另外,退役中校创办防务智库又是一大特别现象,最具代表性的就是安德鲁·克雷皮内维奇陆军中校退役后创办战略预算与评估中心,以及海军陆战队中校威廉·霍格斯塔德退役后创办了防务智库等。
4.保持与军方的密切关系
在与军方的交流和合作方面,自美国国防部建立之初,智库就与国防部保持着紧密关系,甚至由军方直接提供咨询并派人参与课题研究。例如,兰德公司的空军项目部和阿罗约中心的咨询委员会是由参联会副主席领导;而国防研究所的咨询委员会则由负责采购、技术和后勤的国防部副部长首席助理领导;在具体的课题研究中,根据需要,军方会派现役军官以国防部研究员(DoD fellows)的身份加入研究团队。这种协同关系,确保了课题研究的质量,以及研究成果的实用性。另一方面,美国独特的“旋转门”式的人力流动机制,也使得军事与防务智库与国防部之间在思维方式方面“无缝衔接”,军方观点与智库思想可以直接转化。
5.塑造核心竞争力
一是确立适合自己的研究主线,并能不为所谓热点所干扰,坚持沿既定方向做深做实。例如,兰德公司以研究军事尖端技术和重大军事战略而闻名于世,海军分析中心以海军战略与战术为主要研究方向,战略与预算评估中心则集中于战略评估与国防资源配置分析,等等。可谓各有千秋,各有所长。反观兰德公司近年来在美国国防部的影响力有所式微,不得不说和它业务领域扩大到卫生、教育、法律、商业、环境等领域有关。

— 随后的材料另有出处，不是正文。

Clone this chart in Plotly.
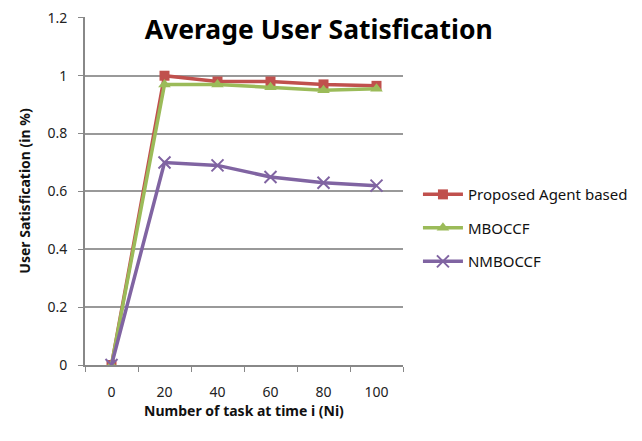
import plotly.graph_objects as go

categories = ["0", "20", "40", "60", "80", "100"]
proposed = [0, 1.0, 0.98, 0.98, 0.97, 0.965]
mboccf = [0, 0.97, 0.97, 0.96, 0.95, 0.955]
nmboccf = [0, 0.70, 0.69, 0.65, 0.63, 0.62]
y_ticks = [0, 0.2, 0.4, 0.6, 0.8, 1.0, 1.2]
y_tick_labels = ["0", "0.2", "0.4", "0.6", "0.8", "1", "1.2"]

FONT = "Noto Sans"

fig = go.Figure()
fig.add_trace(go.Scatter(
    x=categories, y=proposed, name="Proposed Agent based", mode="lines+markers",
    line=dict(color="#C0504D", width=3.5),
    marker=dict(symbol="square", size=10, color="#C0504D"),
    legendgroup="a"))
fig.add_trace(go.Scatter(
    x=categories, y=mboccf, name="MBOCCF", mode="lines+markers",
    line=dict(color="#9BBB59", width=3.5),
    marker=dict(symbol="triangle-up", size=11, color="#9BBB59"),
    legendgroup="b"))
fig.add_trace(go.Scatter(
    x=categories, y=nmboccf, name="NMBOCCF", mode="lines+markers",
    line=dict(color="#8064A2", width=3.5),
    marker=dict(symbol="x-thin-open", size=12, color="#8064A2",
                line=dict(color="#8064A2", width=2)),
    legendgroup="c"))

fig.update_layout(
    width=642, height=441,
    margin=dict(l=77, r=247, t=9, b=84, autoexpand=False),
    paper_bgcolor="white", plot_bgcolor="white",
    font=dict(family=FONT, size=13, color="#222"),
    title=dict(text="<b>Average User Satisfication</b>", xref="container", yref="container",
               x=0.484, y=0.950, xanchor="center", yanchor="middle",
               font=dict(family=FONT, size=26.5, color="black"), automargin=False),
    showlegend=True,
    legend=dict(x=1.047, y=0.537, xanchor="left", yanchor="top",
                font=dict(family=FONT, size=15, color="#111"),
                tracegroupgap=11, traceorder="grouped", itemwidth=40),
    xaxis=dict(type="category", range=[-0.5, 5.5], tickson="boundaries",
               ticks="outside", ticklen=5, tickcolor="#888", showgrid=False,
               showline=True, linecolor="#888", linewidth=2, automargin=False,
               tickfont=dict(size=14, color="#222"), ticklabelstandoff=13,
               title=dict(text="<b>Number of task at time i (Ni)</b>",
                          font=dict(size=14, color="#111"), standoff=4)),
    yaxis=dict(range=[0, 1.203], tickvals=y_ticks, ticktext=y_tick_labels,
               ticks="outside", ticklen=5, tickcolor="#888",
               showgrid=True, gridcolor="#999", gridwidth=1.5, automargin=False,
               showline=True, linecolor="#888", linewidth=2, zeroline=False,
               ticklabeloverflow="allow",
               tickfont=dict(size=14, color="#222"), ticklabelstandoff=8,
               title=dict(text="<b>User Satisfication (in %)</b>",
                          font=dict(size=14, color="#111"), standoff=14)),
)

fig.write_html("out.html")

二是建立并不断完善适合自己的方法论与分析工具。例如,兰德公司自创建起就重视分析方法与手段建设,确立了在净评估分析框架下的定性与定量结合的综合分析方法,同时建立了高质量研究分析标准与质量审查机制。在分析工具方面,从兰德战略评估系统到一体化应急模型的广泛使用,一方面确保了高质量兰德报告的出炉,另一方面也深刻地影响着美军战略评估与战略研究。在分析标准方面,兰德公司制定了较为严格的标准:“问题架构清晰,研究目的明确;研究方法预设及执行得当;相关研究的支持到位;数据及信息准确并保持最优;假设应清楚、明确并合理;结论应提高认知并对重要政策事件产生影响;提示及建议应符合逻辑、有结论支撑、并用适当的附加说明解释透彻;参考文献需准确、可理解、结构清晰、基调适中;研究需有说服力、有用、并与决策者相关;研究应客观、独立、平衡。”同样,以国防部净评估办公室主任马歇尔为师的战略与预算评估中心,在研究方法上,广泛使用兵棋推演系统分析未来战争,与科学应用国际公司共同主导的“20XX年兵棋推演”就是一个典型的兵棋推演案例。而广为人知的《空海一体战:初始作战概念》、《东亚2025》等报告,同样也是兵棋推演后产生的佳作。
三是数据工程为智库奠定了扎实的发展基础。无论智库大小,美国军事智库与防务智库均非常重视数据工程建设,从他们研究报告中的引述与详尽的数据分析就可略见一斑,靠数据说话才是硬道理,这也是成熟智库的标志。例如,兰德公司所创建的决策模型与战争模型,就是靠巨大的战争数据、兵力数据、装备数据、经济数据、人文数据、地理数据等来支撑的。